Virgil Henry Storr's review of The Invisible Hook calls Leeson's "fantastic" book a demonstration that even a community of criminals can operate with a government. However, Storr also claims that the book raises the question as to why a government is "a prerequisite for peace". Storr compares Leeson's pirate organisations to Hayek's definition of society and describes that "pirate societies" are created to "provide service and earn profit" (Storr, 2010, pp. 294). Storr also compliments Leeson on his convincing work of explaining why pirate governance was not government, however argues that he did not explain why pirate governance worked.

Per L. Bylund's review of The Invisible Hook describes that Leeson claims piratical enterprise "resembled a Fortune 500 company" and was conducted much like a for-profit business firm. Bylund argues that there is not much evidence to support this view, and the extent of resemblance between a pirate ship and a modern-day corporation is not clear. Bylund declares that the book is more a descriptive historical "case study" using economics to explain certain functions of pirate crews, rather than an "in-depth economic analysis of pirate organisation" (Bylund, 2011, pp. ).

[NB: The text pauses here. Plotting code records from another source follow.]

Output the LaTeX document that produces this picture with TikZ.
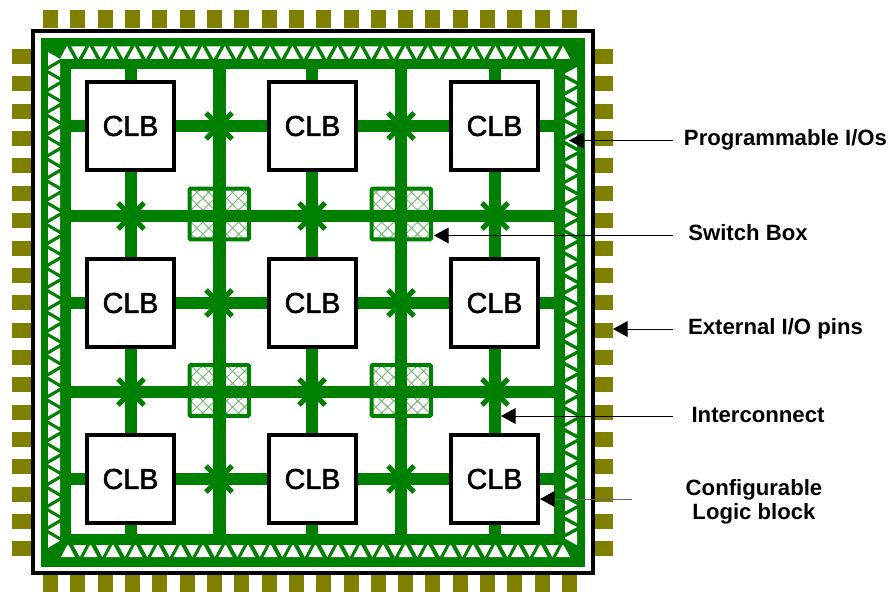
\documentclass[tikz,border=0pt]{standalone}
\usepackage{fontspec}
\setmainfont{Liberation Sans}
\newfontface\clbface{Liberation Sans}[FakeBold=1.8]
\usepackage{xcolor}
\definecolor{colWire}{HTML}{008000}
\definecolor{colPin}{HTML}{808000}
\usepackage{tikz}
\usetikzlibrary{arrows.meta, patterns.meta}
\tikzset{
    pin/.style={fill=colPin},
    wire/.style={draw=colWire, line width=10.6pt},
    ringwire/.style={draw=colWire, line width=9pt},
    cutout/.style={fill=white},
    xcross/.style={draw=colWire, line width=4.5pt},
    clb/.style={draw=black, fill=white, line width=3.2pt, minimum size=74.5pt, inner sep=0pt, font=\clbface\fontsize{24.5}{28}\selectfont},
    switchbox/.style={draw=colWire, line width=3.4pt, rounded corners=1pt, minimum width=50.8pt, minimum height=43.5pt, inner sep=0pt,
        pattern={Hatch[angle=45, distance=7.2pt, line width=0.8pt]}, pattern color=colWire!55!white},
    lbl/.style={font=\bfseries\fontsize{18.9}{20.5}\selectfont, align=center, inner sep=0pt},
    pointer/.style={draw=black, line width=0.85pt, -{Triangle[length=12.5pt, width=13.5pt, black]}}
}
\begin{document}
\begin{tikzpicture}[x=0.03cm, y=-0.03cm]
        \useasboundingbox (0,0) rectangle (889,592);
        % External pins
        \foreach \k in {0,...,19} {
            \fill[pin] (43+27.32*\k,10) rectangle (58+27.32*\k,28);
            \fill[pin] (43+27.32*\k,575) rectangle (58+27.32*\k,592);
        }
        \foreach \k in {0,...,18} {
            \fill[pin] (12,49+27.36*\k) rectangle (31,64+27.36*\k);
            \fill[pin] (595,49+27.36*\k) rectangle (613,64+27.36*\k);
        }
        % Chip frame
        \draw[black, line width=3.6pt, fill=white] (33,31) rectangle (593,573);
        % I/O ring
        \fill[colWire] (41,38) rectangle (585,567);
        \foreach \k in {0,...,22} {
            \fill[cutout] (67+22.55*\k-7,59) -- (67+22.55*\k,46) -- (67+22.55*\k+7,59) -- cycle;
            \fill[cutout] (563-22.5*\k-7,557) -- (563-22.5*\k,544) -- (563-22.5*\k+7,557) -- cycle;
            \fill[cutout] (48,59+21.9*\k-7) -- (60,59+21.9*\k) -- (48,59+21.9*\k+7) -- cycle;
        }
        \foreach \k in {0,...,21} {
            \fill[cutout] (78.3+22.55*\k-7,46.5) -- (78.3+22.55*\k,59) -- (78.3+22.55*\k+7,46.5) -- cycle;
            \fill[cutout] (552.3-22.5*\k-7,544) -- (552.3-22.5*\k,557) -- (552.3-22.5*\k+7,544) -- cycle;
            \fill[cutout] (60,70+21.9*\k-7) -- (48,70+21.9*\k) -- (60,70+21.9*\k+7) -- cycle;
            \fill[cutout] (577,74+22.1*\k-7) -- (564,74+22.1*\k) -- (577,74+22.1*\k+7) -- cycle;
        }
        \foreach \k in {1,...,21} {
            \fill[cutout] (564,63+22.1*\k-7) -- (577,63+22.1*\k) -- (564,63+22.1*\k+7) -- cycle;
        }
        % Inner routing ring
        \draw[ringwire, fill=white] (66,64) rectangle (559.5,539.5);
        % Switch boxes
        \foreach \name/\x/\y in {swA/219.3/214,swB/401.3/214,swC/219.3/390.5,swD/401.3/390.5} {
            \node[switchbox] (\name) at (\x,\y) {};
        }
        % Interconnect
        \foreach \name/\x in {a/131,b/219.5,c/312,d/401,e/495} {
            \coordinate (top\name) at (\x,64);
            \coordinate (bot\name) at (\x,540);
            \draw[wire] (top\name) -- (bot\name);
        }
        \foreach \name/\y in {p/126,q/216,r/303,s/392,t/479} {
            \coordinate (lft\name) at (66,\y);
            \coordinate (rgt\name) at (559.5,\y);
            \draw[wire] (lft\name) -- (rgt\name);
        }
        % Switches
        \foreach \x/\y in {219/126,401/126,131/216,312/216,495/216,219/303,401/303,131/392,312/392,495/392,219/479,401/479} {
            \draw[xcross] (\x-13,\y-13) -- (\x+13,\y+13);
            \draw[xcross] (\x-13,\y+13) -- (\x+13,\y-13);
        }
        % Logic blocks
        \foreach \name/\x/\y in {clbA/130.5/126,clbB/312.5/126,clbC/494.5/126,clbD/130.5/303,clbE/312.5/303,clbF/494.5/303,clbG/130.5/479,clbH/312.5/479,clbI/494.5/479} {
            \node[clb] (\name) at (\x,\y) {CLB};
        }
        % Labels
        \node[lbl] (lblIO) at (785.5,139.5) {Programmable I/Os};
        \node[lbl] (lblSwitch) at (748,233) {Switch Box};
        \node[lbl] (lblPins) at (775.5,329) {External I/O pins};
        \node[lbl] (lblWire) at (758,415) {Interconnect};
        \node[lbl] (lblLogic) at (754,502) {Configurable\\Logic block};
        % Arrows
        \coordinate (tailIO) at (673,140.5);
        \coordinate (tipIO) at (569,140.5);
        \coordinate (tailSwitch) at (673,235.5);
        \coordinate (tipSwitch) at (434,235.5);
        \coordinate (tailPins) at (673,329);
        \coordinate (tipPins) at (613,329);
        \coordinate (tailWire) at (673,416);
        \coordinate (tipWire) at (501,416);
        \coordinate (tailLogic) at (632,499);
        \coordinate (tipLogic) at (540,499);
        \draw[pointer] (tailIO) -- (tipIO);
        \draw[pointer] (tailSwitch) -- (tipSwitch);
        \draw[pointer] (tailPins) -- (tipPins);
        \draw[pointer] (tailWire) -- (tipWire);
        \draw[pointer, draw=black!60] (tailLogic) -- (tipLogic);
    \end{tikzpicture}
\end{document}
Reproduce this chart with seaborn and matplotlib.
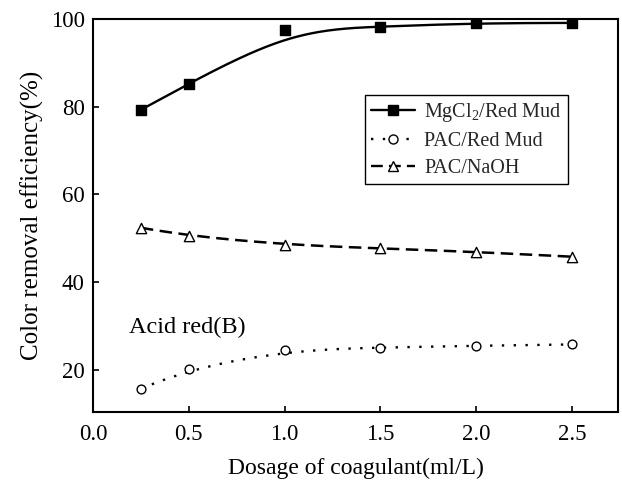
import numpy as np
import pandas as pd
import matplotlib
matplotlib.use("Agg")
import matplotlib.pyplot as plt
from matplotlib.lines import Line2D
import seaborn as sns

dosage = [0.25, 0.5, 1.0, 1.5, 2.0, 2.5]
mgcl2_red_mud = [79.3, 85.2, 97.5, 98.2, 99.1, 99.1]
pac_red_mud = [15.7, 20.3, 24.5, 25.1, 25.5, 25.8]
pac_naoh = [52.4, 50.5, 48.5, 47.7, 46.9, 45.8]
series_names = ["MgCl$_2$/Red Mud", "PAC/Red Mud", "PAC/NaOH"]


def bspline_curve(x, y, degree=3, n=300):
    """Clamped uniform B-spline that uses the data points as control points."""
    P = np.column_stack([np.asarray(x, float), np.asarray(y, float)])
    m = len(P)
    k = degree
    inner = np.linspace(0, 1, m - k + 1)
    knots = np.concatenate([np.zeros(k), inner, np.ones(k)])
    ts = np.linspace(0, 1, n)
    ts[-1] -= 1e-12

    def basis(i, p, t):
        if p == 0:
            return np.where((knots[i] <= t) & (t < knots[i + 1]), 1.0, 0.0)
        out = np.zeros_like(t)
        d1 = knots[i + p] - knots[i]
        d2 = knots[i + p + 1] - knots[i + 1]
        if d1 > 0:
            out += (t - knots[i]) / d1 * basis(i, p - 1, t)
        if d2 > 0:
            out += (knots[i + p + 1] - t) / d2 * basis(i + 1, p - 1, t)
        return out

    B = np.column_stack([basis(i, k, ts) for i in range(m)])
    C = B @ P
    return C[:, 0], C[:, 1]


sns.set_theme(style="white")
plt.rcParams["font.family"] = ["Liberation Serif", "DejaVu Serif"]
plt.rcParams["mathtext.default"] = "regular"

fig = plt.figure(figsize=(6.22, 4.84), dpi=100)
ax = fig.add_axes([0.1495, 0.1488, 0.8441, 0.8120])

points = pd.DataFrame({
    "dosage": dosage * 3,
    "eff": mgcl2_red_mud + pac_red_mud + pac_naoh,
    "series": sum([[s] * len(dosage) for s in series_names], []),
})

# smooth connecting curves
xs1, ys1 = bspline_curve(dosage, mgcl2_red_mud)
xs2, ys2 = bspline_curve(dosage, pac_red_mud)
xs3, ys3 = bspline_curve(dosage, pac_naoh)

dot_style = (0, (1, 4))
dash_style = (0, (5, 2.6))
sns.lineplot(x=xs1, y=ys1, ax=ax, color="black", lw=1.7, linestyle="-",
             sort=False, estimator=None)
sns.lineplot(x=xs2, y=ys2, ax=ax, color="black", lw=1.7, linestyle=dot_style,
             sort=False, estimator=None)
sns.lineplot(x=xs3, y=ys3, ax=ax, color="black", lw=1.8, linestyle=dash_style,
             sort=False, estimator=None)

styles = {
    series_names[0]: dict(marker="s", s=42, facecolor="black"),
    series_names[1]: dict(marker="o", s=40, facecolor="white"),
    series_names[2]: dict(marker="^", s=55, facecolor="white"),
}
for name, st in styles.items():
    sub = points[points["series"] == name]
    sns.scatterplot(data=sub, x="dosage", y="eff", ax=ax, marker=st["marker"],
                    s=st["s"], facecolor=st["facecolor"], edgecolor="black",
                    linewidth=1.0, zorder=3)

ax.set_xlim(0, 2.74)
ax.set_ylim(10.4, 100)
ax.set_xticks([0.0, 0.5, 1.0, 1.5, 2.0, 2.5])
ax.set_xticklabels(["0.0", "0.5", "1.0", "1.5", "2.0", "2.5"])
ax.set_yticks([20, 40, 60, 80, 100])
ax.tick_params(axis="both", direction="in", length=4, width=1.2, labelsize=16.5,
               colors="black", bottom=True, left=True, top=False, right=False)
ax.tick_params(axis="x", pad=9)
ax.tick_params(axis="y", pad=6)
for sp in ax.spines.values():
    sp.set_color("black")
    sp.set_linewidth(1.5)

ax.set_xlabel("Dosage of coagulant(ml/L)", fontsize=17, color="black", labelpad=9)
ax.set_ylabel("Color removal efficiency(%)", fontsize=18, color="black", labelpad=5)

ax.text(0.19, 28.5, "Acid red(B)", fontsize=17.5, color="black", ha="left", va="baseline")

handles = [
    Line2D([], [], color="black", lw=1.7, marker="s", markersize=7,
           markerfacecolor="black", markeredgecolor="black"),
    Line2D([], [], color="black", lw=1.7, linestyle=dot_style, marker="o",
           markersize=6.5, markerfacecolor="white", markeredgecolor="black"),
    Line2D([], [], color="black", lw=1.7, linestyle=dash_style, marker="^",
           markersize=7, markerfacecolor="white", markeredgecolor="black"),
]
leg = ax.legend(handles, series_names, loc="upper left",
                bbox_to_anchor=(0.518, 0.807), fontsize=14.5, frameon=True,
                fancybox=False, edgecolor="black", framealpha=1,
                handlelength=2.2, handletextpad=0.45, labelspacing=0.4,
                borderpad=0.3, borderaxespad=0)
leg.get_frame().set_linewidth(1.0)

fig.savefig("out.png", dpi=100)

Alan Kirman's review describes Leeson's book as "delightful" and "informative", although the message of the book is "too facile". Kirman also identifies one of the "oldest problems" in economics that Leeson faces: arguing that pirates made their arrangements consciously with their collective interest in mind is essentially different from the idea of Adam Smith’s “Invisible Hand", which is the idea that individual self interest, multiplied endlessly, results in an unconsciously created but successful economy.

Marcus Rediker’s book Between the Devil and the Deep Blue Sea explored maritime life of pirates and alike but under a more Marxist-oriented analysis. Rediker implemented court records and “accounts by seamen” (Lydon, 1988, pp. 136) as sources for data in his book. They actively demonstrate the life, labour and conflicts of sea life. Rediker also argues against Leeson’s point that pirates created rules to make harmony in society. He states that rather than it being about human nature, it is just the “specific experience” of sailors and how they want to “imagine a better world”.